__What to do__
State how many lines in these records contain the word "this", and nothing else.

====== Entries

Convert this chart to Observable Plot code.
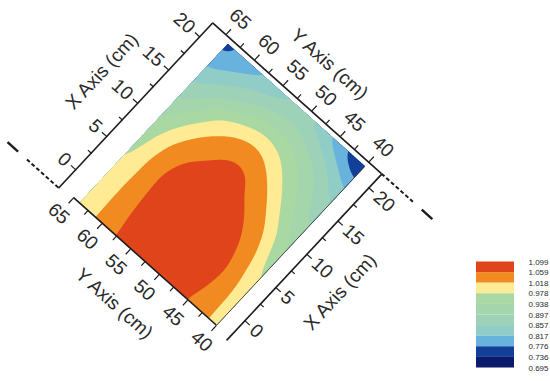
<!DOCTYPE html>
<html><head><meta charset="utf-8">
<script src="https://cdn.jsdelivr.net/npm/d3@7"></script>
<script src="https://cdn.jsdelivr.net/npm/@observablehq/plot@0.6"></script>
<style>
html,body{margin:0;padding:0;background:#fff;}
#wrap{position:relative;width:550px;height:381px;overflow:hidden;}
#chart{position:absolute;left:0;top:0;}
#legend{position:absolute;left:460px;top:250px;}
</style></head>
<body><div id="wrap"><div id="chart"></div><div id="legend"></div></div>
<script>
// ---- data ----
const xNodes = [-2.45, 0, 3, 6, 9, 12, 15, 16.5, 18, 20, 21.5];
const yNodes = [40, 42, 44, 46, 48, 50, 52, 54, 56, 58, 60, 62, 64];
// one row per y node, one value per x node
const values = [
  [1.002, 0.990, 0.979, 0.952, 0.924, 0.895, 0.864, 0.842, 0.815, 0.762, 0.716],
  [1.027, 1.030, 1.026, 1.012, 0.978, 0.925, 0.895, 0.872, 0.852, 0.790, 0.748],
  [1.049, 1.056, 1.060, 1.046, 1.022, 0.968, 0.925, 0.905, 0.878, 0.826, 0.777],
  [1.066, 1.074, 1.082, 1.070, 1.047, 1.008, 0.957, 0.936, 0.902, 0.858, 0.806],
  [1.078, 1.088, 1.097, 1.087, 1.064, 1.038, 0.985, 0.962, 0.925, 0.877, 0.838],
  [1.086, 1.097, 1.106, 1.097, 1.075, 1.060, 1.013, 0.978, 0.938, 0.889, 0.858],
  [1.088, 1.099, 1.108, 1.100, 1.080, 1.069, 1.024, 0.987, 0.940, 0.889, 0.857],
  [1.083, 1.093, 1.101, 1.096, 1.078, 1.061, 1.018, 0.978, 0.930, 0.876, 0.838],
  [1.072, 1.080, 1.087, 1.085, 1.068, 1.040, 1.003, 0.955, 0.907, 0.862, 0.816],
  [1.057, 1.061, 1.065, 1.068, 1.055, 1.023, 0.978, 0.918, 0.885, 0.840, 0.805],
  [1.032, 1.036, 1.038, 1.042, 1.027, 0.990, 0.928, 0.890, 0.864, 0.815, 0.793],
  [1.008, 1.008, 1.008, 1.004, 0.992, 0.952, 0.889, 0.866, 0.838, 0.795, 0.781],
  [0.986, 0.982, 0.980, 0.961, 0.941, 0.910, 0.865, 0.840, 0.813, 0.775, 0.757]
];
const levels = [0.695, 0.736, 0.776, 0.817, 0.857, 0.897, 0.938, 0.978, 1.018, 1.059, 1.099];
const colors = ["#0c1a6b", "#123f98", "#68b3de", "#91cdc7", "#9dd2b8", "#a5d6ab", "#aad8a2", "#feeb93", "#f18a20", "#df441b"];
const xMajor = [0, 5, 10, 15, 20];
const xMinor = [2.5, 7.5, 12.5, 17.5];
const yMajor = [40, 45, 50, 55, 60, 65];
const yMinor = [42.5, 47.5, 52.5, 57.5, 62.5];
const xTitle = "X Axis (cm)";
const yTitle = "Y Axis (cm)";

// ---- layout (axis positions in data units) ----
const xFrame = [xNodes[0], 22.09];   // left / right Y axes
const yFrame = [37.7, 67.3];         // lower / upper X axes
const xTopLine = [-2.74, 22.09];
const xBottomLine = [-2.9, 22.09];
const stubs = [
  {x: -2.74, dash: [67.3, 72.8], solid: [74.35, 76.2]},
  {x: 22.09, dash: [37.7, 32.2], solid: [30.65, 28.8]}
];
const kx = 9.09, ky = 7.66;
const innerW = (xFrame[1] - xFrame[0]) * kx;
const innerH = (yFrame[1] - yFrame[0]) * ky;
const ink = "#1c1c1c";
const textInk = "#2a2a2a";
const font = "'Liberation Sans', Arial, Helvetica, sans-serif";
const fs = 19;

const points = [];
yNodes.forEach((y, j) => xNodes.forEach((x, i) => points.push({x, y, v: values[j][i]})));

const colorScale = {type: "threshold", domain: levels.slice(1, 10), range: colors};
const tickStyle = {tickFormat: () => "", label: null, stroke: ink, strokeWidth: 1.2};

const chart = Plot.plot({
  width: innerW, height: innerH, margin: 0,
  style: {fontFamily: font, fontSize: fs + "px", color: ink, background: "transparent", overflow: "visible"},
  x: {domain: xFrame, range: [0, innerW], axis: null},
  y: {domain: yFrame, range: [innerH, 0], axis: null},
  color: colorScale,
  marks: [
    Plot.contour(points, {
      x: "x", y: "y", fill: "v", interpolate: "barycentric",
      thresholds: levels.slice(0, 10),
      x1: xNodes[0], x2: xNodes[xNodes.length - 1], y1: yNodes[0], y2: yNodes[yNodes.length - 1],
      pixelSize: 1, blur: 7, stroke: "none"
    }),
    Plot.ruleY([yNodes[0]], {x1: xNodes[0], x2: xNodes[xNodes.length - 1], stroke: "#333", strokeWidth: 0.8}),
    // axis lines
    Plot.ruleY([yFrame[1]], {x1: xTopLine[0], x2: xTopLine[1], stroke: ink, strokeWidth: 1.6}),
    Plot.ruleY([yFrame[0]], {x1: xBottomLine[0], x2: xBottomLine[1], stroke: ink, strokeWidth: 1.6}),
    Plot.ruleX([xFrame[1]], {y1: yFrame[0], y2: yFrame[1], stroke: ink, strokeWidth: 1.6}),
    Plot.ruleX([xFrame[0]], {y1: yNodes[0], y2: yMajor[yMajor.length - 1], stroke: ink, strokeWidth: 1.6}),
    // vertical stubs (dashed)
    ...stubs.flatMap(s => [
      Plot.ruleX([s.x], {y1: s.dash[0], y2: s.dash[1], stroke: ink, strokeWidth: 2, strokeDasharray: "4,2.4"}),
      Plot.ruleX([s.x], {y1: s.solid[0], y2: s.solid[1], stroke: ink, strokeWidth: 2.4})
    ]),
    // ticks
    Plot.axisX({ticks: xMajor, anchor: "top", tickSize: 7, ...tickStyle}),
    Plot.axisX({ticks: xMinor, anchor: "top", tickSize: 5, ...tickStyle}),
    Plot.axisX({ticks: xMajor, anchor: "bottom", tickSize: 7, ...tickStyle}),
    Plot.axisX({ticks: xMinor, anchor: "bottom", tickSize: 5, ...tickStyle}),
    Plot.axisY({ticks: yMajor, anchor: "right", tickSize: 7, ...tickStyle}),
    Plot.axisY({ticks: yMinor, anchor: "right", tickSize: 5, ...tickStyle}),
    Plot.axisY({ticks: yMajor, anchor: "left", tickSize: 7, ...tickStyle}),
    Plot.axisY({ticks: yMinor, anchor: "left", tickSize: 5, ...tickStyle}),
    // tick labels
    Plot.text(xMajor, {x: d => d, text: d => String(d), frameAnchor: "top", dy: -10, rotate: 90, textAnchor: "end", lineAnchor: "middle", fill: textInk}),
    Plot.text(xMajor, {x: d => d, text: d => String(d), frameAnchor: "bottom", dy: 10, rotate: 90, textAnchor: "start", lineAnchor: "middle", fill: textInk}),
    Plot.text(yMajor, {y: d => d, text: d => String(d), frameAnchor: "right", dx: 21, rotate: 90, textAnchor: "middle", lineAnchor: "middle", fill: textInk}),
    Plot.text(yMajor, {y: d => d, text: d => String(d), frameAnchor: "left", dx: -22, rotate: 90, textAnchor: "middle", lineAnchor: "middle", fill: textInk}),
    // titles
    Plot.text([xTitle], {x: d3.mean(xMajor), text: d => d, frameAnchor: "top", dy: -48, textAnchor: "middle", lineAnchor: "middle", fill: textInk}),
    Plot.text([xTitle], {x: d3.mean(xMajor), text: d => d, frameAnchor: "bottom", dx: -6, dy: 50, textAnchor: "middle", lineAnchor: "middle", fill: textInk}),
    Plot.text([yTitle], {y: d3.mean(yMajor), text: d => d, frameAnchor: "right", dx: 47, rotate: 90, textAnchor: "middle", lineAnchor: "middle", fill: textInk}),
    Plot.text([yTitle], {y: d3.mean(yMajor), text: d => d, frameAnchor: "left", dx: -52, dy: 6, rotate: 90, textAnchor: "middle", lineAnchor: "middle", fill: textInk})
  ]
});

// place the plot in a 550x381 picture and tilt it into the reference's view
chart.setAttribute("width", 550);
chart.setAttribute("height", 381);
chart.setAttribute("viewBox", "0 0 550 381");
const g = document.createElementNS("http://www.w3.org/2000/svg", "g");
g.setAttribute("transform", "matrix(0.682,-0.731,0.746,0.666,59.85,186.07)");
[...chart.childNodes].forEach(n => { if (n.nodeName.toLowerCase() !== "style") g.appendChild(n); });
chart.appendChild(g);
document.getElementById("chart").appendChild(chart);

// legend
const rows = d3.range(colors.length);
const labelRows = d3.range(levels.length);
const legend = Plot.plot({
  width: 90, height: 131, margin: 0,
  style: {fontFamily: font, fontSize: "8px", color: "#333", background: "transparent", overflow: "visible"},
  x: {domain: [0, 1], range: [16, 54], axis: null},
  y: {domain: [0, colors.length], range: [11.5, 117.5], axis: null},
  color: colorScale,
  marks: [
    Plot.rect(rows, {x1: 0, x2: 1, y1: r => r, y2: r => r + 1, fill: r => levels[colors.length - 1 - r]}),
    Plot.text(labelRows, {x: 1, y: r => r, text: r => levels[levels.length - 1 - r].toFixed(3), dx: 14, textAnchor: "start", lineAnchor: "middle", fill: "#2a2a2a"})
  ]
});
document.getElementById("legend").appendChild(legend);
</script>
</body></html>
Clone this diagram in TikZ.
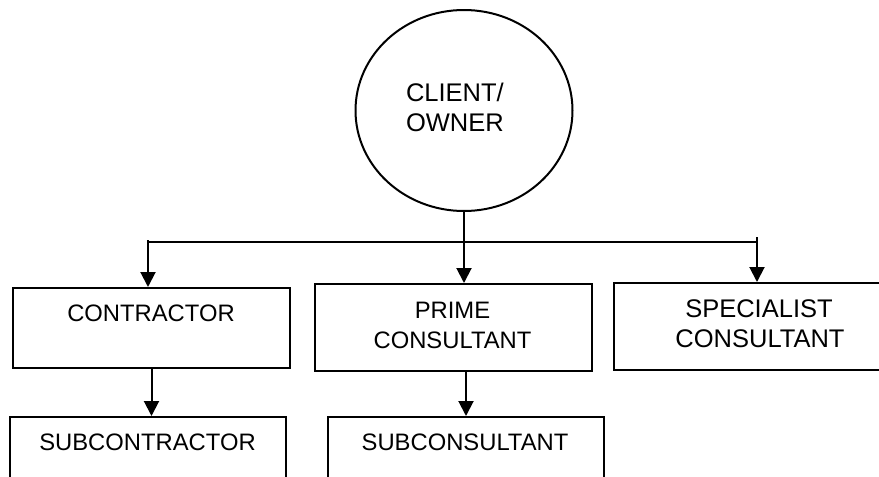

============

__Result__
2